Instructions for the task: Repeat the lines exactly from the line that contains "Recreate this image" through the line that contains "YELLOW = '#FDD36E'"; leave images out and add nothing.

(Stored data entries)

■ ■ ■ ■ ■ ■ ■

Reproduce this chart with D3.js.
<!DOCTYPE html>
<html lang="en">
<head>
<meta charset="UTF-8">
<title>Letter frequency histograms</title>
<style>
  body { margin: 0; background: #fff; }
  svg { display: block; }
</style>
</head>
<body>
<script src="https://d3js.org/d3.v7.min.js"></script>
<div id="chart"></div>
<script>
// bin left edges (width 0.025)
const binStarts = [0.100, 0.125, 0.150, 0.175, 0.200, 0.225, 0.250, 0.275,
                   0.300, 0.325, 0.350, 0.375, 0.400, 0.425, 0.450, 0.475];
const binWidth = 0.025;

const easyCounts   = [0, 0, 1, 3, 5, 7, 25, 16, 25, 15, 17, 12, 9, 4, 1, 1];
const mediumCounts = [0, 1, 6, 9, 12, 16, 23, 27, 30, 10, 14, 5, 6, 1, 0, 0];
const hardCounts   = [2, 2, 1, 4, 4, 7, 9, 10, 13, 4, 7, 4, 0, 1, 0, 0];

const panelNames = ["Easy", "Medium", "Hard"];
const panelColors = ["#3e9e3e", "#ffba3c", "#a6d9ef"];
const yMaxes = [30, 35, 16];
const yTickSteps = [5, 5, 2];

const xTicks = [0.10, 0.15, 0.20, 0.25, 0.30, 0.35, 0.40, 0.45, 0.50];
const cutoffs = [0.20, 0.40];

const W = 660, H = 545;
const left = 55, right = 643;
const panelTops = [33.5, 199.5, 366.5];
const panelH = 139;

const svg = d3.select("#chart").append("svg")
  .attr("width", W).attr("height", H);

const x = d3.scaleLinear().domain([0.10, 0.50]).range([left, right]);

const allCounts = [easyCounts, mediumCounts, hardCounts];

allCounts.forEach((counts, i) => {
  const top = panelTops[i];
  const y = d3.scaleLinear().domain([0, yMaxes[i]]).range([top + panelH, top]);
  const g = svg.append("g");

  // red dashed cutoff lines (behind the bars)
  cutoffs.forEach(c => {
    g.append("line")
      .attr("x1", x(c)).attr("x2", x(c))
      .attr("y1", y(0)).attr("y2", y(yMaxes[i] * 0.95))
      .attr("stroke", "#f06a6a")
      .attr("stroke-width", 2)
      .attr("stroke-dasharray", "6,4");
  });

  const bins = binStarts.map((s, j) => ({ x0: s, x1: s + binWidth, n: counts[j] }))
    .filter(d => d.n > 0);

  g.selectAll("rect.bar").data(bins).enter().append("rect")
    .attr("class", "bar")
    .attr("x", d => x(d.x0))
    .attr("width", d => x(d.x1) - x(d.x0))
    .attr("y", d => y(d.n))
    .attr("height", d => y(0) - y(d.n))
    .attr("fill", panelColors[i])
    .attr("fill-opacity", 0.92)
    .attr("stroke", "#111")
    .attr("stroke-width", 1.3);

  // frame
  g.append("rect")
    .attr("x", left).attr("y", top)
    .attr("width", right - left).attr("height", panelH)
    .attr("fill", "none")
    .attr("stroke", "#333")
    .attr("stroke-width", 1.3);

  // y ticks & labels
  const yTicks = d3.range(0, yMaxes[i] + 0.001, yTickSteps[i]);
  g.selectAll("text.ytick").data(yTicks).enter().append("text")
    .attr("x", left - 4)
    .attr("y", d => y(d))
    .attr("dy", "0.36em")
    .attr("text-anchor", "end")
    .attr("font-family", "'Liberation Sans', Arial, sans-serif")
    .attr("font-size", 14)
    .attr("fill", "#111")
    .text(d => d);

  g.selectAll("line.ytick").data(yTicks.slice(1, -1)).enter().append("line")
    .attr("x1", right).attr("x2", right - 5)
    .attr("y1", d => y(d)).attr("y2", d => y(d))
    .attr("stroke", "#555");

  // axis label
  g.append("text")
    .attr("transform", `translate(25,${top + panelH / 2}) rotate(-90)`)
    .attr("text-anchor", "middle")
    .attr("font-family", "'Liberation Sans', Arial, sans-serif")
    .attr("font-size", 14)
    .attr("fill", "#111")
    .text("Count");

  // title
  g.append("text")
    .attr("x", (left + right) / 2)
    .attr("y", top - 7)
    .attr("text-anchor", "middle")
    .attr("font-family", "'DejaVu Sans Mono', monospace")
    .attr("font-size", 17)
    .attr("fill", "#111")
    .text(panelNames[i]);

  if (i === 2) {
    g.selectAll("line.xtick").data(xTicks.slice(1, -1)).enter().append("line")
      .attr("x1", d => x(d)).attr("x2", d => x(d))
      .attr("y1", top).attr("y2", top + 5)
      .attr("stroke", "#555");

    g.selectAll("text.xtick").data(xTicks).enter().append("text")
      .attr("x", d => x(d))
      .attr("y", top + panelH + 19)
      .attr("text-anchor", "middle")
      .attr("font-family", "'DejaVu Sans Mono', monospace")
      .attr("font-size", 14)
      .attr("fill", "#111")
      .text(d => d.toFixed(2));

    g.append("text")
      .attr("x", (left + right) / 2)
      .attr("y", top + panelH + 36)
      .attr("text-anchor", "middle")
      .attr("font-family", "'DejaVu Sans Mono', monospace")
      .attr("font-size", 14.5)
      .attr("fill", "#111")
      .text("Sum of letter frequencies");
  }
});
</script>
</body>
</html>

■ ■ ■ ■ ■ ■ ■

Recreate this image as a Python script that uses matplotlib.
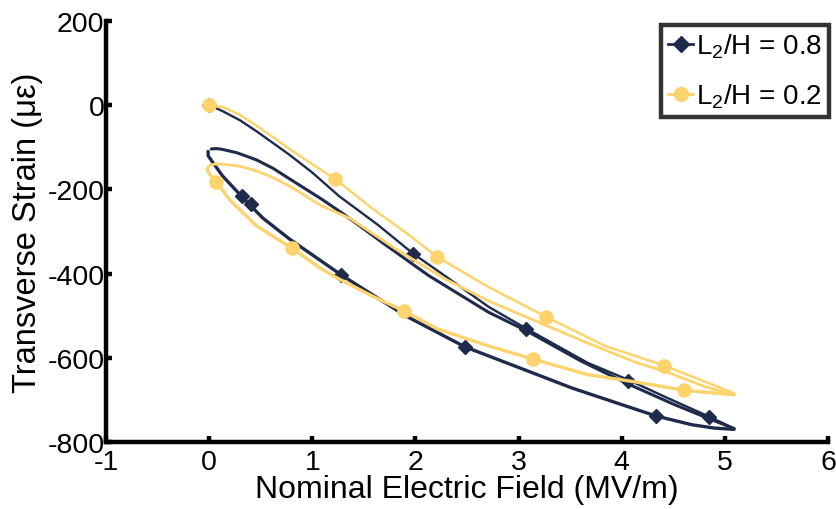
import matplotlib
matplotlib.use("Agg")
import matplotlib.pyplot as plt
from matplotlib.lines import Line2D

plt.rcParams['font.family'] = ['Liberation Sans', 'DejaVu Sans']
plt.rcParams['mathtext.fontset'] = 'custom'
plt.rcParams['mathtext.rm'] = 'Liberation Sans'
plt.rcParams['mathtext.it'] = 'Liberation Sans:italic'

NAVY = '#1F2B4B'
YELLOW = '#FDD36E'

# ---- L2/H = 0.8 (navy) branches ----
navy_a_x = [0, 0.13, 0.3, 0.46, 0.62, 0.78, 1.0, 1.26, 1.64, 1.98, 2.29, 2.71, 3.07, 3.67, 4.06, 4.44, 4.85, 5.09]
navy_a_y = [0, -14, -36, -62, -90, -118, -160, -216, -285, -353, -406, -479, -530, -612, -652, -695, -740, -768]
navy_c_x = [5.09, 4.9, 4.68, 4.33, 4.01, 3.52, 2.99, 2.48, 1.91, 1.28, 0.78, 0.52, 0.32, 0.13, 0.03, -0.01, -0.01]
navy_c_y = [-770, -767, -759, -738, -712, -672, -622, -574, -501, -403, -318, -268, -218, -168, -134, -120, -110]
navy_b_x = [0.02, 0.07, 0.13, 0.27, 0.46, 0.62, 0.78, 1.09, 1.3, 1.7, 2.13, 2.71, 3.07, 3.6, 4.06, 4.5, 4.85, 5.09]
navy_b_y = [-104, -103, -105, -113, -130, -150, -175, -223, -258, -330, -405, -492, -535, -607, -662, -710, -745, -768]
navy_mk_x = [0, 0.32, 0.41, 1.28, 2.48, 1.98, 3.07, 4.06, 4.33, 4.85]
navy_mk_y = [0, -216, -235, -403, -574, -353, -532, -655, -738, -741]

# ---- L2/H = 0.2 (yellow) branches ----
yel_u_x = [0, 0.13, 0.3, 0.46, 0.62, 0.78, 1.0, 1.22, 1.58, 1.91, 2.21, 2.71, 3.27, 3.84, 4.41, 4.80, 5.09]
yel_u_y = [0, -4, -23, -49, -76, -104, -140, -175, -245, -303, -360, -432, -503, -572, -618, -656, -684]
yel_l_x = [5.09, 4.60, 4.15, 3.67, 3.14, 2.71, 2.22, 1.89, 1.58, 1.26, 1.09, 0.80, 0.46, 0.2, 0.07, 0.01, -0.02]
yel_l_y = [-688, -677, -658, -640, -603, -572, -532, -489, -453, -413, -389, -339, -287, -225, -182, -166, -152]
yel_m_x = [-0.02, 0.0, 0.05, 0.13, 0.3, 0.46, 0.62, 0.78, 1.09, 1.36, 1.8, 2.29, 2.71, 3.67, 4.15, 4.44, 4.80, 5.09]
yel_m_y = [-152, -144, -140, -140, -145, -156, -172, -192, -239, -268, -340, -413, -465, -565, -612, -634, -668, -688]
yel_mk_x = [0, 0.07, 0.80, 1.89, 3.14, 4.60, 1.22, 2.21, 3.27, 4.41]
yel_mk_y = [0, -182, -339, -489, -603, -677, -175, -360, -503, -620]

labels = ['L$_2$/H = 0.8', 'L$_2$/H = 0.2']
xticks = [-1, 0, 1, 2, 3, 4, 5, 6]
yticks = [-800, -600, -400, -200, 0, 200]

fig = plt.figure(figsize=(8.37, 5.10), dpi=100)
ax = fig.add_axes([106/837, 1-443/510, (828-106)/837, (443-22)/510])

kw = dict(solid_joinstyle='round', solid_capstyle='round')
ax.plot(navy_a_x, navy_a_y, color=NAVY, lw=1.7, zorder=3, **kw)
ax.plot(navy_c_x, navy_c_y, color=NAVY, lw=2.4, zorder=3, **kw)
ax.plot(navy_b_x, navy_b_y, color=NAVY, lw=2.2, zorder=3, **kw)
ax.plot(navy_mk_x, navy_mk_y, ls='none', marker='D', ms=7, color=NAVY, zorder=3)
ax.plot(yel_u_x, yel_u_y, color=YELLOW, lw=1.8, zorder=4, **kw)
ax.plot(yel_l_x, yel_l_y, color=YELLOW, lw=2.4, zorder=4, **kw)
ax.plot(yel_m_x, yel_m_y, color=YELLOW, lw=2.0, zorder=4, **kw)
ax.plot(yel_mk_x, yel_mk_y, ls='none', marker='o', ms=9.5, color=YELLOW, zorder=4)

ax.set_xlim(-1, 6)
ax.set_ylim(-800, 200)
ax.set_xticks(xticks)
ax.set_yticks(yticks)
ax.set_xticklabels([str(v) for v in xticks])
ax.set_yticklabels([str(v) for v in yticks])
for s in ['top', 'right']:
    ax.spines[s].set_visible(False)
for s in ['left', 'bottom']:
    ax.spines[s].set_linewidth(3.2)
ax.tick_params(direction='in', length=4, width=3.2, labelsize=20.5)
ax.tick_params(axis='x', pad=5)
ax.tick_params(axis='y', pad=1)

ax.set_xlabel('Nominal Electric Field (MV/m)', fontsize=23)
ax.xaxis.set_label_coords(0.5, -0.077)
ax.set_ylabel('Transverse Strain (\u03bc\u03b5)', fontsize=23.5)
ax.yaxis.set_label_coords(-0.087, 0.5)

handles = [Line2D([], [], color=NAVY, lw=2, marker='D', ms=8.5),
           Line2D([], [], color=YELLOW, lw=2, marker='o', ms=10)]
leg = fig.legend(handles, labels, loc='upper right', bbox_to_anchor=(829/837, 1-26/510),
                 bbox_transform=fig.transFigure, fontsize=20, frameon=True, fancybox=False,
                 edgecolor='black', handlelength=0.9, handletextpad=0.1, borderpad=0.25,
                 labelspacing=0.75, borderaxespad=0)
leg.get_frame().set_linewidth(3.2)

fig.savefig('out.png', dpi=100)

■ ■ ■ ■ ■ ■ ■

Answer for this exercise:
Recreate this image as a Python script that uses matplotlib.
import matplotlib
matplotlib.use("Agg")
import matplotlib.pyplot as plt
from matplotlib.lines import Line2D

plt.rcParams['font.family'] = ['Liberation Sans', 'DejaVu Sans']
plt.rcParams['mathtext.fontset'] = 'custom'
plt.rcParams['mathtext.rm'] = 'Liberation Sans'
plt.rcParams['mathtext.it'] = 'Liberation Sans:italic'

NAVY = '#1F2B4B'
YELLOW = '#FDD36E'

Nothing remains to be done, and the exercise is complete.